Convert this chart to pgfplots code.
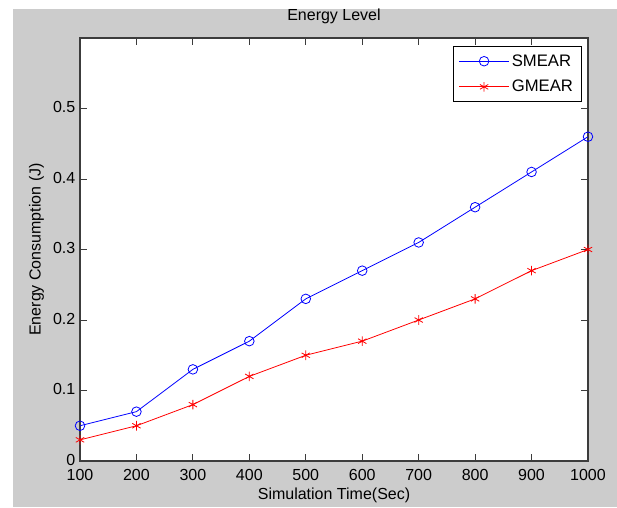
\documentclass[border=0pt]{standalone}
\usepackage{fontspec}
\setmainfont{Liberation Sans}
\usepackage{pgfplots}
\pgfplotsset{compat=1.18}
\definecolor{mgray}{RGB}{204,204,204}
\definecolor{axgray}{RGB}{60,60,60}

\begin{document}
\begin{tikzpicture}[font=\fontsize{12}{14}\selectfont]
% page and the grey figure background (MATLAB style)
\fill[white] (0pt,0pt) rectangle (462.75pt,-380.25pt);
\fill[mgray] (9.75pt,-6.75pt) rectangle (462.75pt,-380.25pt);
\begin{axis}[
    at={(60pt,-345.75pt)}, anchor=south west,
    scale only axis,
    width=381pt, height=317.25pt,
    axis background/.style={fill=white},
    axis line style={axgray, line width=0.8pt},
    every tick/.style={axgray, line width=0.6pt},
    major tick length=5pt,
    tick align=inside,
    xmin=100, xmax=1000,
    ymin=0, ymax=0.6,
    xtick={100,200,...,1000},
    ytick={0,0.1,0.2,0.3,0.4,0.5},
    /pgf/number format/assume math mode=true,
    yticklabel style={/pgf/number format/fixed, /pgf/number format/precision=1, yshift=1pt},
    xticklabel style={/pgf/number format/set thousands separator={}, yshift=-2.5pt},
    title={Energy Level},
    title style={yshift=1pt},
    xlabel={Simulation Time(Sec)},
    xlabel style={yshift=1.5pt},
    ylabel={Energy Consumption (J)},
    legend style={at={(1,1)}, anchor=north east, xshift=-5pt, yshift=-6pt,
        draw=black, line width=0.6pt, fill=white, font=\fontsize{12.5}{14}\selectfont,
        row sep=5pt, inner xsep=4pt, inner ysep=4pt},
    legend cell align=left,
    legend image code/.code={\draw[mark repeat=2,mark phase=2] plot coordinates {(0cm,0cm)(0.65cm,0cm)(1.3cm,0cm)};},
]
\addplot[blue, line width=0.6pt, mark=o, mark size=3.6pt, mark options={solid}] coordinates {
    (100,0.05) (200,0.07) (300,0.13) (400,0.17) (500,0.23)
    (600,0.27) (700,0.31) (800,0.36) (900,0.41) (1000,0.46)
};
\addlegendentry{SMEAR}
\addplot[red, line width=0.6pt, mark=asterisk, mark size=3.6pt, mark options={solid}] coordinates {
    (100,0.03) (200,0.05) (300,0.08) (400,0.12) (500,0.15)
    (600,0.17) (700,0.20) (800,0.23) (900,0.27) (1000,0.30)
};
\addlegendentry{GMEAR}
\end{axis}
\end{tikzpicture}
\end{document}
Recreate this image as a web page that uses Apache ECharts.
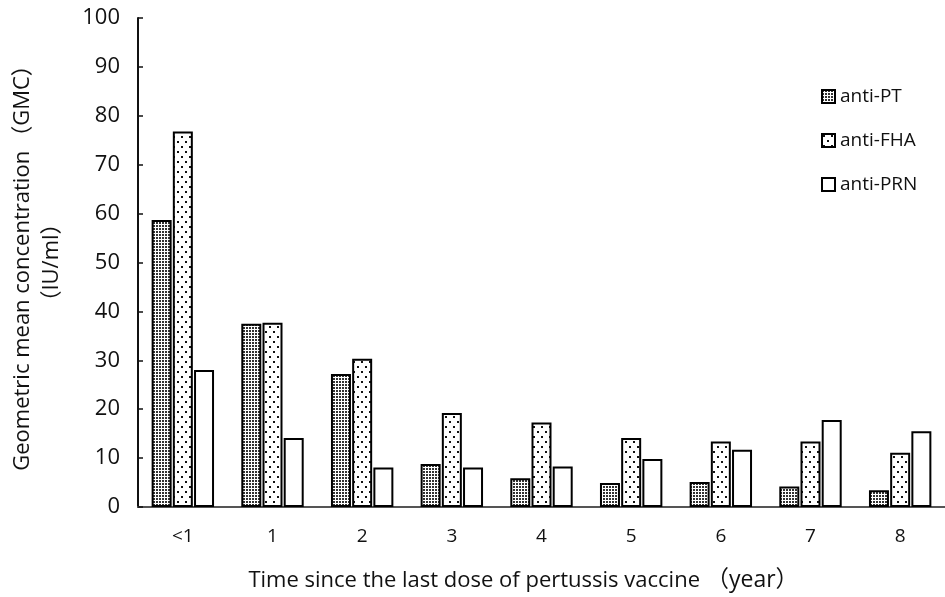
<!DOCTYPE html>
<html>
<head>
<meta charset="utf-8">
<script src="https://cdn.jsdelivr.net/npm/echarts@6/dist/echarts.min.js"></script>
<style>
html,body{margin:0;padding:0;background:#fff;}
#chart{width:945px;height:597px;}
</style>
</head>
<body>
<div id="chart"></div>
<script>
var categories = ['<1', '1', '2', '3', '4', '5', '6', '7', '8'];
var antiPT  = [58.7, 37.5, 27.2, 8.8, 5.9, 4.9, 5.1, 4.2, 3.4];
var antiFHA = [76.8, 37.7, 30.3, 19.2, 17.3, 14.1, 13.4, 13.4, 11.1];
var antiPRN = [28.0, 14.1, 8.1, 8.1, 8.3, 9.8, 11.7, 17.8, 15.5];
var yTicks = [0, 10, 20, 30, 40, 50, 60, 70, 80, 90, 100];

function makePattern(kind) {
  var c = document.createElement('canvas');
  var ctx = c.getContext('2d');
  if (kind === 'dense') {
    c.width = 3; c.height = 3;
    ctx.fillStyle = '#fff'; ctx.fillRect(0, 0, 3, 3);
    ctx.fillStyle = '#333';
    ctx.fillRect(0, 0, 2, 2);
  } else {
    c.width = 8; c.height = 10;
    ctx.fillStyle = '#fff'; ctx.fillRect(0, 0, 8, 10);
    ctx.fillStyle = '#111';
    ctx.fillRect(1, 1, 2, 2);
    ctx.fillRect(5, 6, 2, 2);
  }
  return { image: c, repeat: 'repeat' };
}

var FONT = '"Open Sans", "Noto Sans CJK SC", sans-serif';
var chart = echarts.init(document.getElementById('chart'));

function barSeries(name, data, fill) {
  return {
    name: name,
    type: 'bar',
    data: data,
    barWidth: 20,
    barGap: '6%',
    itemStyle: { color: fill, borderColor: '#000', borderWidth: 2 },
    emphasis: { disabled: true }
  };
}

chart.setOption({
  animation: false,
  backgroundColor: '#fff',
  grid: { left: 121, right: -13, top: 18, bottom: 88, containLabel: false },
  legend: {
    orient: 'vertical',
    left: 816,
    top: 82,
    itemWidth: 13,
    itemHeight: 13,
    itemGap: 25,
    icon: 'rect',
    textStyle: { fontFamily: FONT, fontSize: 19, color: '#111' },
    data: ['anti-PT', 'anti-FHA', 'anti-PRN']
  },
  xAxis: {
    type: 'category',
    data: categories,
    axisLine: { lineStyle: { color: '#555', width: 2 } },
    axisTick: { show: false },
    axisLabel: { fontFamily: FONT, fontSize: 19, color: '#111', margin: 20 },
    name: '{a|Time since the last dose of pertussis vaccine}{b|（year）}',
    nameLocation: 'middle',
    nameGap: 62,
    nameTextStyle: {
      fontFamily: FONT, fontSize: 22, color: '#111', padding: [0, 36, 0, 0],
      rich: {
        a: { fontFamily: FONT, fontSize: 22, color: '#111' },
        b: { fontFamily: FONT, fontSize: 23, color: '#111', padding: [0, 0, 0, 6] }
      }
    }
  },
  yAxis: {
    type: 'value',
    min: yTicks[0],
    max: yTicks[yTicks.length - 1],
    interval: 10,
    axisLine: { show: true, lineStyle: { color: '#111', width: 2 } },
    axisTick: { show: true, inside: true, length: 5, lineStyle: { color: '#111', width: 1.5 } },
    splitLine: { show: false },
    axisLabel: { fontFamily: FONT, fontSize: 22, color: '#111', margin: 18 },
    name: '{a|Geometric mean concentration}{b|（GMC）}\n{a|（IU/ml）}',
    nameLocation: 'middle',
    nameGap: 72,
    nameTextStyle: {
      fontFamily: FONT, fontSize: 22, color: '#111', lineHeight: 29, align: 'center',
      rich: {
        a: { fontFamily: FONT, fontSize: 22, color: '#111', lineHeight: 29 },
        b: { fontFamily: FONT, fontSize: 22, color: '#111', lineHeight: 29, padding: [0, 0, 0, 3] }
      }
    }
  },
  series: [
    barSeries('anti-PT', antiPT, makePattern('dense')),
    barSeries('anti-FHA', antiFHA, makePattern('sparse')),
    barSeries('anti-PRN', antiPRN, '#fff')
  ]
});
</script>
</body>
</html>
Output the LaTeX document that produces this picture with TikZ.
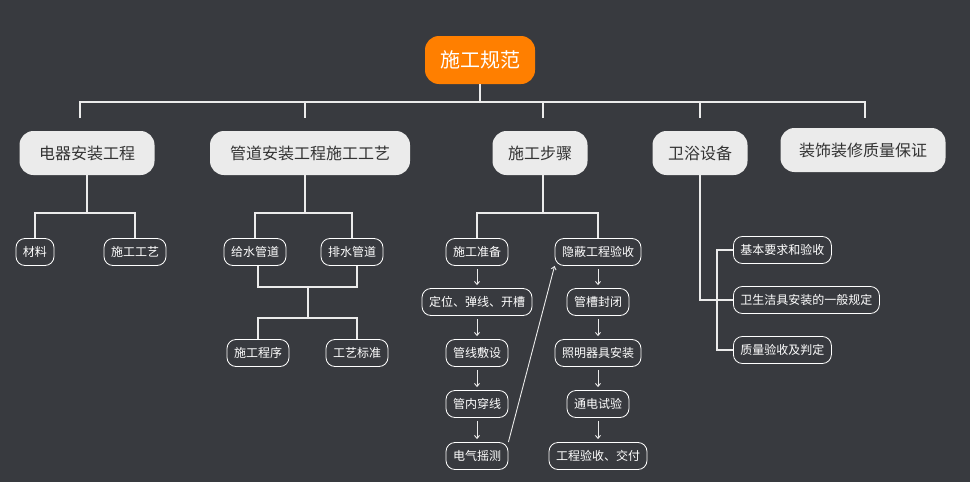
\documentclass[tikz,border=0pt]{standalone}
\usepackage{fontspec}
\setmainfont{Noto Sans CJK SC}
\usetikzlibrary{arrows.meta}
\definecolor{bg}{HTML}{383A3F}
\definecolor{orng}{HTML}{FF7F00}
\definecolor{lgray}{HTML}{EBEBEB}
\tikzset{
	root/.style={fill=orng,text=white,rounded corners=14pt,minimum height=48pt,minimum width=110pt,font=\fontsize{20}{22}\selectfont},
	topic/.style={fill=lgray,text=black!80,rounded corners=14pt,minimum height=44pt,font=\fontsize{16}{18}\selectfont},
	leaf/.style={draw=white,fill=bg,text=white,rounded corners=9pt,minimum height=27pt,inner xsep=7pt,line width=0.8pt,font=\fontsize{12}{14}\selectfont},
	link/.style={draw=lgray,line width=1.6pt},
	flow/.style={draw=lgray,line width=0.9pt,shorten <=3pt,shorten >=3pt,-{Straight Barb[length=3pt,width=5pt]}}
}
\begin{document}
\begin{tikzpicture}[x=1pt,y=-1pt]
	\fill[bg] (0,0) rectangle (970,482);
	\node[root] (gf) at (480,60) {施工规范};
	\node[topic,minimum width=135pt] (dq) at (87,153) {电器安装工程};
	\node[topic,minimum width=200pt] (gd) at (310,153) {管道安装工程施工工艺};
	\node[topic,minimum width=95pt] (bz) at (540,153) {施工步骤};
	\node[topic,minimum width=95pt] (wy) at (700,153) {卫浴设备};
	\node[topic,minimum width=165pt] (zs) at (863,150) {装饰装修质量保证};
	% main bus
	\draw[link] (gf.south) -- (480,102);
	\draw[link] (80,118) -- (80,102) -- (865,102) -- (865,118);
	\foreach \x in {305,543,700} \draw[link] (\x,102) -- (\x,118);
	% electrical
	\node[leaf] (cl) at (35,252) {材料};
	\node[leaf] (gy) at (135,252) {施工工艺};
	\draw[link] (87,175) -- (87,213);
	\draw[link] (cl.north) -- (35,213) -- (135,213) -- (gy.north);
	% pipes
	\node[leaf] (js) at (255,252) {给水管道};
	\node[leaf] (ps) at (352,252) {排水管道};
	\node[leaf] (cx) at (258,353) {施工程序};
	\node[leaf] (bzn) at (357,353) {工艺标准};
	\draw[link] (305,175) -- (305,213);
	\draw[link] (js.north) -- (255,213) -- (352,213) -- (ps.north);
	\draw[link] (258,266) -- (258,287) -- (357,287) -- (357,266);
	\draw[link] (308,287) -- (308,318);
	\draw[link] (cx.north) -- (258,318) -- (357,318) -- (bzn.north);
	% steps
	\node[leaf] (zb) at (477,252) {施工准备};
	\node[leaf] (dw) at (477,302) {定位、弹线、开槽};
	\node[leaf] (fs) at (477,353) {管线敷设};
	\node[leaf] (cxn) at (477,404) {管内穿线};
	\node[leaf] (ys) at (477,456) {电气摇测};
	\node[leaf] (yc) at (598,252) {隐蔽工程验收};
	\node[leaf] (fb) at (598,302) {管槽封闭};
	\node[leaf] (zm) at (598,353) {照明器具安装};
	\node[leaf] (td) at (598,404) {通电试验};
	\node[leaf] (jf) at (598,456) {工程验收、交付};
	\draw[link] (543,175) -- (543,213);
	\draw[link] (zb.north) -- (477,213) -- (598,213) -- (yc.north);
	\draw[flow] (zb) -- (dw);
	\draw[flow] (dw) -- (fs);
	\draw[flow] (fs) -- (cxn);
	\draw[flow] (cxn) -- (ys);
	\draw[flow] (yc) -- (fb);
	\draw[flow] (fb) -- (zm);
	\draw[flow] (zm) -- (td);
	\draw[flow] (td) -- (jf);
	\draw[flow,shorten <=0pt,shorten >=0pt] (ys.north east) -- (yc.south west);
	% sanitary
	\node[leaf,anchor=west] (yq) at (733,250) {基本要求和验收};
	\node[leaf,anchor=west] (jj) at (733,300) {卫生洁具安装的一般规定};
	\node[leaf,anchor=west] (pd) at (733,350) {质量验收及判定};
	\draw[link] (700,175) -- (700,300) -- (jj.west);
	\draw[link] (yq.west) -- (717,250) -- (717,350) -- (pd.west);
\end{tikzpicture}
\end{document}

=-=-=-=-=

**Instructions to follow:**
Your task is to retype exactly the lines from the one containing "Recreate this image" through the one containing "80, 90, 100];", leaving every picture out.

**Correct answer:**
Recreate this image as a web page that uses Apache ECharts.
<!DOCTYPE html>
<html>
<head>
<meta charset="utf-8">
<script src="https://cdn.jsdelivr.net/npm/echarts@6/dist/echarts.min.js"></script>
<style>
html,body{margin:0;padding:0;background:#fff;}
#chart{width:945px;height:597px;}
</style>
</head>
<body>
<div id="chart"></div>
<script>
var categories = ['<1', '1', '2', '3', '4', '5', '6', '7', '8'];
var antiPT  = [58.7, 37.5, 27.2, 8.8, 5.9, 4.9, 5.1, 4.2, 3.4];
var antiFHA = [76.8, 37.7, 30.3, 19.2, 17.3, 14.1, 13.4, 13.4, 11.1];
var antiPRN = [28.0, 14.1, 8.1, 8.1, 8.3, 9.8, 11.7, 17.8, 15.5];
var yTicks = [0, 10, 20, 30, 40, 50, 60, 70, 80, 90, 100];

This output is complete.